Copy out the material below in full, but not its images.

------------------------------------------------

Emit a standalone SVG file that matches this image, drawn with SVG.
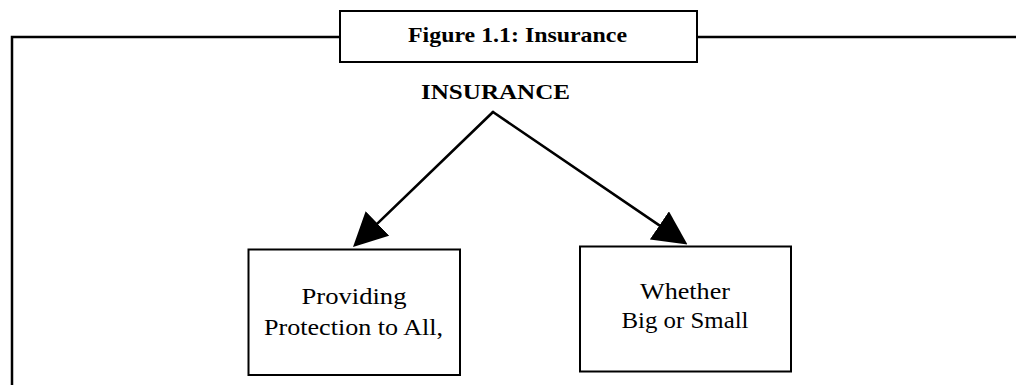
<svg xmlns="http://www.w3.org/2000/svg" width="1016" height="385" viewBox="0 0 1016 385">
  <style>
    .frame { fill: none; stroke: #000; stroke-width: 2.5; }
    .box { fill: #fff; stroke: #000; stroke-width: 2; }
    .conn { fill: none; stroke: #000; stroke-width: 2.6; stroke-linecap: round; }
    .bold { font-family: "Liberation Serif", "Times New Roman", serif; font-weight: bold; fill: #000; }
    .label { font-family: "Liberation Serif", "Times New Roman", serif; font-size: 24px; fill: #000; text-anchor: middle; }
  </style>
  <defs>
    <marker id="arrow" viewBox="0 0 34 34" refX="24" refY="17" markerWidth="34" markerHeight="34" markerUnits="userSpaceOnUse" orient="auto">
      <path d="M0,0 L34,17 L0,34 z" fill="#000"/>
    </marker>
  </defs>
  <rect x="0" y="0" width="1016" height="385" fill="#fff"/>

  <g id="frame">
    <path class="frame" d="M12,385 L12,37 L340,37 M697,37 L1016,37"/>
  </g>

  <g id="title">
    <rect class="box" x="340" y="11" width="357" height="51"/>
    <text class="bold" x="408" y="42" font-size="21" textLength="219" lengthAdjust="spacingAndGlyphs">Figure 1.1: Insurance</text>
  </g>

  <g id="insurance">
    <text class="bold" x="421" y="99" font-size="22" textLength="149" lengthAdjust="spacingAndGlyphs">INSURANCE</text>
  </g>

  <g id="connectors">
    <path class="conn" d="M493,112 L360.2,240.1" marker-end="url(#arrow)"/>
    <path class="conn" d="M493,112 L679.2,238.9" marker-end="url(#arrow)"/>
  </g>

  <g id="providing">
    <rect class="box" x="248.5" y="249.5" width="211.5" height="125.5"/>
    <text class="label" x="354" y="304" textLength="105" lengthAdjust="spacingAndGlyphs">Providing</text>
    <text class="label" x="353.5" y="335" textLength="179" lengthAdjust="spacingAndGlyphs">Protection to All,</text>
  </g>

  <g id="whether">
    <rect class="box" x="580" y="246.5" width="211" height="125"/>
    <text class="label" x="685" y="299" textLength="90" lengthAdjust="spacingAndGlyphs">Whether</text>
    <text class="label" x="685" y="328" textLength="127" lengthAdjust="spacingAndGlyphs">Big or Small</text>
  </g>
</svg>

------------------------------------------------

Exercise output —
Emit a standalone SVG file that matches this image, drawn with SVG.
<svg xmlns="http://www.w3.org/2000/svg" width="1016" height="385" viewBox="0 0 1016 385">
  <style>
    .frame { fill: none; stroke: #000; stroke-width: 2.5; }
    .box { fill: #fff; stroke: #000; stroke-width: 2; }
    .conn { fill: none; stroke: #000; stroke-width: 2.6; stroke-linecap: round; }
    .bold { font-family: "Liberation Serif", "Times New Roman", serif; font-weight: bold; fill: #000; }
    .label { font-family: "Liberation Serif", "Times New Roman", serif; font-size: 24px; fill: #000; text-anchor: middle; }
  </style>
  <defs>
    <marker id="arrow" viewBox="0 0 34 34" refX="24" refY="17" markerWidth="34" markerHeight="34" markerUnits="userSpaceOnUse" orient="auto">
      <path d="M0,0 L34,17 L0,34 z" fill="#000"/>
    </marker>
  </defs>
  <rect x="0" y="0" width="1016" height="385" fill="#fff"/>

  <g id="frame">
    <path class="frame" d="M12,385 L12,37 L340,37 M697,37 L1016,37"/>
  </g>

  <g id="title">
    <rect class="box" x="340" y="11" width="357" height="51"/>
    <text class="bold" x="408" y="42" font-size="21" textLength="219" lengthAdjust="spacingAndGlyphs">Figure 1.1: Insurance</text>
  </g>

  <g id="insurance">
    <text class="bold" x="421" y="99" font-size="22" textLength="149" lengthAdjust="spacingAndGlyphs">INSURANCE</text>
  </g>

  <g id="connectors">
    <path class="conn" d="M493,112 L360.2,240.1" marker-end="url(#arrow)"/>
    <path class="conn" d="M493,112 L679.2,238.9" marker-end="url(#arrow)"/>
  </g>

  <g id="providing">
    <rect class="box" x="248.5" y="249.5" width="211.5" height="125.5"/>
    <text class="label" x="354" y="304" textLength="105" lengthAdjust="spacingAndGlyphs">Providing</text>
    <text class="label" x="353.5" y="335" textLength="179" lengthAdjust="spacingAndGlyphs">Protection to All,</text>
  </g>

  <g id="whether">
    <rect class="box" x="580" y="246.5" width="211" height="125"/>
    <text class="label" x="685" y="299" textLength="90" lengthAdjust="spacingAndGlyphs">Whether</text>
    <text class="label" x="685" y="328" textLength="127" lengthAdjust="spacingAndGlyphs">Big or Small</text>
  </g>
</svg>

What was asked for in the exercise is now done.